▶ Problem description: In the entries below, identify every line with the string "that" and copy it.

▶ Input:

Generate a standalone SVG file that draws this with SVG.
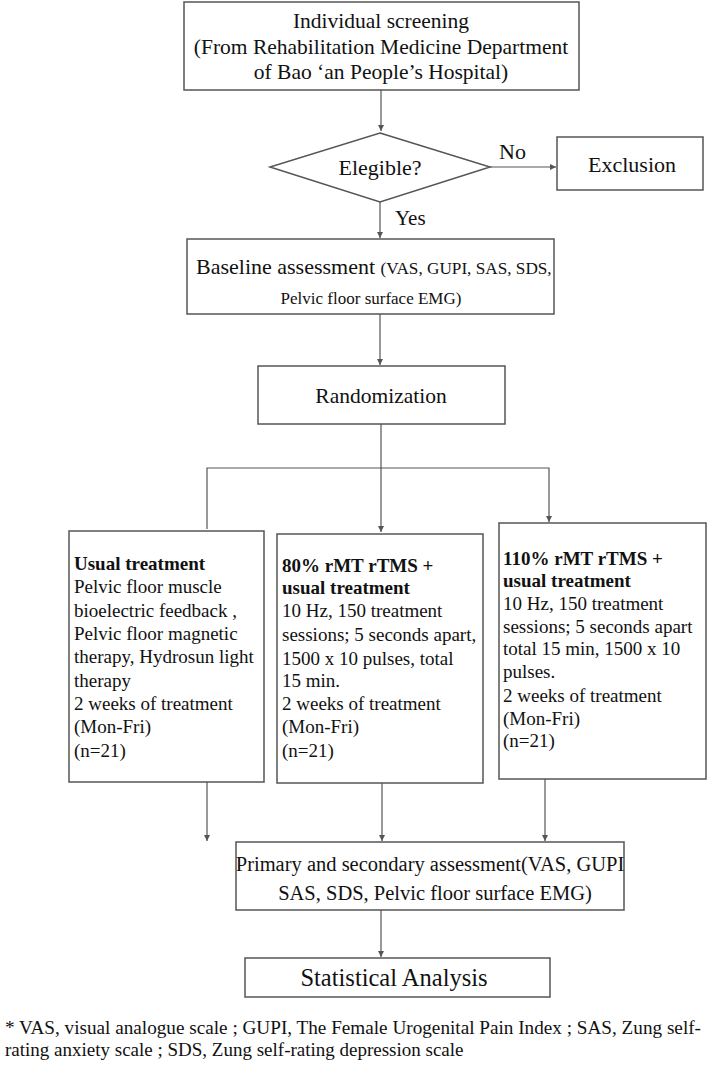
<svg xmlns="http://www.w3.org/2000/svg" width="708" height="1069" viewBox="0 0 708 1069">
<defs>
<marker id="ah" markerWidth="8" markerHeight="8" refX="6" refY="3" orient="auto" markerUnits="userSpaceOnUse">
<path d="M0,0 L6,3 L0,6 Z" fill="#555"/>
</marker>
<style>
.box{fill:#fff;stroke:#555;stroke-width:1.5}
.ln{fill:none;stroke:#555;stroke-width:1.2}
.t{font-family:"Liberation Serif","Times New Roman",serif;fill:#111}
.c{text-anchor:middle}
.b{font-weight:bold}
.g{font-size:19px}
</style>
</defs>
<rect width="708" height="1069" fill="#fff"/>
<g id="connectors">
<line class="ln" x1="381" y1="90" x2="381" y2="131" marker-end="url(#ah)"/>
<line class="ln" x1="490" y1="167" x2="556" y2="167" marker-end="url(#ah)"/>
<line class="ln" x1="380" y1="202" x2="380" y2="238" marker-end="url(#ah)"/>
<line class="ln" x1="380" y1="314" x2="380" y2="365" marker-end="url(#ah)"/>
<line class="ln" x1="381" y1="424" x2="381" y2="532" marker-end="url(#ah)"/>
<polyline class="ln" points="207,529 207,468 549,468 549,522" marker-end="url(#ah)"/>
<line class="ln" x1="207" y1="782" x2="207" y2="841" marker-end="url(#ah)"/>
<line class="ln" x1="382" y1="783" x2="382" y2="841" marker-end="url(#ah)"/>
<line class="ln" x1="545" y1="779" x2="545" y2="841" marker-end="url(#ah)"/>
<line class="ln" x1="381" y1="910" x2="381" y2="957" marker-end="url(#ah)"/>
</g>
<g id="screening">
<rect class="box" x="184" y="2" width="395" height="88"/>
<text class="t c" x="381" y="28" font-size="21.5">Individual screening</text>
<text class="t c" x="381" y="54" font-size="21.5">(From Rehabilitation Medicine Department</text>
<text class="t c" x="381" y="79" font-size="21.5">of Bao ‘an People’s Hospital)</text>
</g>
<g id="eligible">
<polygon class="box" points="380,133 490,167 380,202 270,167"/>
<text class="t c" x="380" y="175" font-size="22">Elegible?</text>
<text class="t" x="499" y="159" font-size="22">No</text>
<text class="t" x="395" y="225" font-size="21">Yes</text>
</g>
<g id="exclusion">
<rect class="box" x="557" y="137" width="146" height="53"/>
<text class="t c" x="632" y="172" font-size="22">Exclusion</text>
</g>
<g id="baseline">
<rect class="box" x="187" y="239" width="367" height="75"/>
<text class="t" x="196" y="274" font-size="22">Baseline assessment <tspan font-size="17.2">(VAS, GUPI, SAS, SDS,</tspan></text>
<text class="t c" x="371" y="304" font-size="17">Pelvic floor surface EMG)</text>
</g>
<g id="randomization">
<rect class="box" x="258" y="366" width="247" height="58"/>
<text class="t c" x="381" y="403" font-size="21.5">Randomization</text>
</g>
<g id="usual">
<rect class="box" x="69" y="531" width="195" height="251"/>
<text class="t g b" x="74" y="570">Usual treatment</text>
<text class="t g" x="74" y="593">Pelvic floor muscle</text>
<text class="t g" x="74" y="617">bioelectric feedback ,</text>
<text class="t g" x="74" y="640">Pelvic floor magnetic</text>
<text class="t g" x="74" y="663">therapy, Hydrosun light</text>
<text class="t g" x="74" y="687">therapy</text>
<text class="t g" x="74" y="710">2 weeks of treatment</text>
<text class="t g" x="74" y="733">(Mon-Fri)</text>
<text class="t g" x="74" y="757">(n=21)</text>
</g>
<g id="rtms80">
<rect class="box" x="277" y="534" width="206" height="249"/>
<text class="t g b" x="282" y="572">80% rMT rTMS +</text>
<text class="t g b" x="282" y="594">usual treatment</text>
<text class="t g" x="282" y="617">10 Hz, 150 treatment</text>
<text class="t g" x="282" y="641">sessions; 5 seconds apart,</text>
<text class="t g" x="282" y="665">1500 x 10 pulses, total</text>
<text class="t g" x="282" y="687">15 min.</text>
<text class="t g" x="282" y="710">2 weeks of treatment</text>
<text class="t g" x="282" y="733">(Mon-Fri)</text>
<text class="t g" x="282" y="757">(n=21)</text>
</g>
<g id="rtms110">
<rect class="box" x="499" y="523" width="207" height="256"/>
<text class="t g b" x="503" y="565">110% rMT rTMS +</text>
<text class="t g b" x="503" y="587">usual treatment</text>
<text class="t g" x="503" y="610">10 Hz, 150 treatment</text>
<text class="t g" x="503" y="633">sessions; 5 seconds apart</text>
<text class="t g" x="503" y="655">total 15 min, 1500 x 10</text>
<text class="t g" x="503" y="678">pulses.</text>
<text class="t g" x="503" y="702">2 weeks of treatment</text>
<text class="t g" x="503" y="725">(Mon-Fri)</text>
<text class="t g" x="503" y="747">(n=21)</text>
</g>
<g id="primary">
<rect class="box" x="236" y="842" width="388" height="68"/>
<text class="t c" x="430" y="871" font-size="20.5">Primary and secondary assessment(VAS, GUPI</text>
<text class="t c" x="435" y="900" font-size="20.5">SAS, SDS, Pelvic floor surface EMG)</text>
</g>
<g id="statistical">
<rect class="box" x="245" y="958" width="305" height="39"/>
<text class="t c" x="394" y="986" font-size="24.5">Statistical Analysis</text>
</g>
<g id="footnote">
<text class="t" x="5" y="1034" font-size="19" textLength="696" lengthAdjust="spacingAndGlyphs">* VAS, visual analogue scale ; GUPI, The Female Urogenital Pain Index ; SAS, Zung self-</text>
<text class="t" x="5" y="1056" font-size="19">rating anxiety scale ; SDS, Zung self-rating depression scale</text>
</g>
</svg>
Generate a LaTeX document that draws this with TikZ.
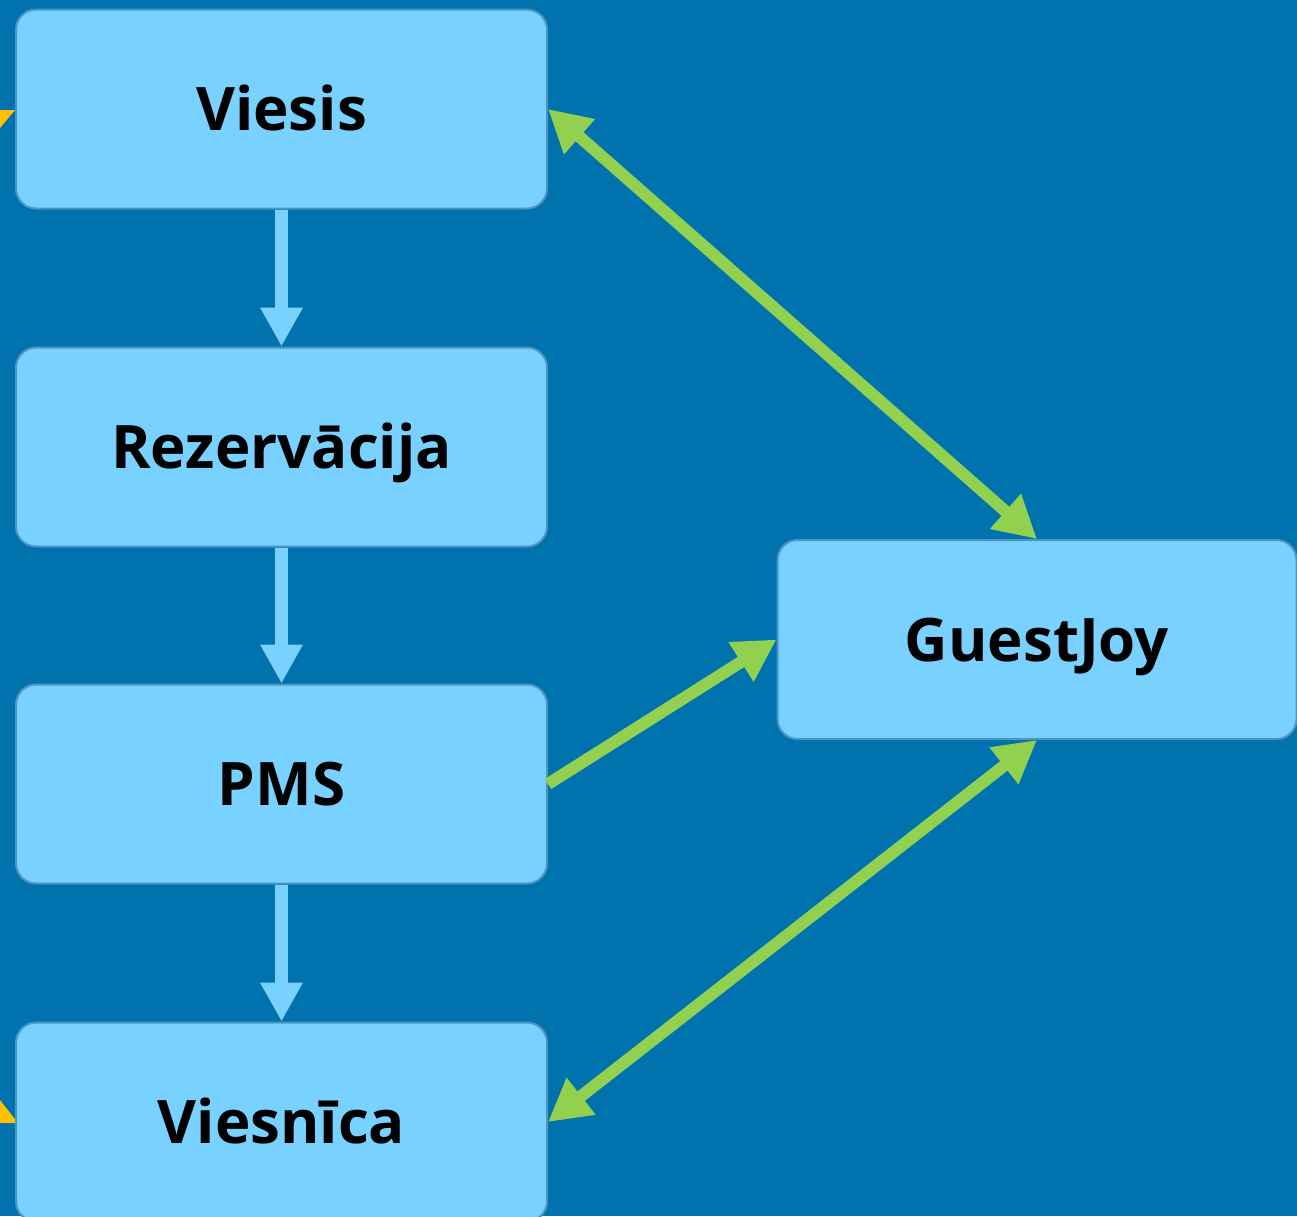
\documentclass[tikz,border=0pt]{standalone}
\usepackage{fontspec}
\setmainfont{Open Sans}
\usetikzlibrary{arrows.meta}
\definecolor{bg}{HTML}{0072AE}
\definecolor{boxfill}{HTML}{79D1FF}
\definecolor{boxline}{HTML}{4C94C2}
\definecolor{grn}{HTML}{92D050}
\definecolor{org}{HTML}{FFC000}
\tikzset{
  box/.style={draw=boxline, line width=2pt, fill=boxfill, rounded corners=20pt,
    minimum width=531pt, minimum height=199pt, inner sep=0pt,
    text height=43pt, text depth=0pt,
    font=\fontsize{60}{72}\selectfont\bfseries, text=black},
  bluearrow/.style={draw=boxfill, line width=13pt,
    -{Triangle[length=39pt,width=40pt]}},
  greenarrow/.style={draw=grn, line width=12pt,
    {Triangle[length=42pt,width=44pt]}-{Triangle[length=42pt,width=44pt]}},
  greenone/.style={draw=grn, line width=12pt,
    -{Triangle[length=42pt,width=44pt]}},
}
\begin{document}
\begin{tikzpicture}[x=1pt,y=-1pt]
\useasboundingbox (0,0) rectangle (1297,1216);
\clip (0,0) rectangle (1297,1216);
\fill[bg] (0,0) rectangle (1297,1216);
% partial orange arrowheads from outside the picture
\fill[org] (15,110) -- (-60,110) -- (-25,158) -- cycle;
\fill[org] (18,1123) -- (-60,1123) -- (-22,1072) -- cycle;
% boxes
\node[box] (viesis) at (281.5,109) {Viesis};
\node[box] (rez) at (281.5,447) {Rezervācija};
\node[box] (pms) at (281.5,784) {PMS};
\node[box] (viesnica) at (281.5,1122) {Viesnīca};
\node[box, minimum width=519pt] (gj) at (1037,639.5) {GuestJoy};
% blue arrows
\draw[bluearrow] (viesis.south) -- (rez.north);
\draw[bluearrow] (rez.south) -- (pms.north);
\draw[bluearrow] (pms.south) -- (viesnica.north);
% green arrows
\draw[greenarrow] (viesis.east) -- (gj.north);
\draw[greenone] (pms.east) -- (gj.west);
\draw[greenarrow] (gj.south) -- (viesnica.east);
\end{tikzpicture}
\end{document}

▶ The answer:
Generate a standalone SVG file that draws this with SVG.
Generate a LaTeX document that draws this with TikZ.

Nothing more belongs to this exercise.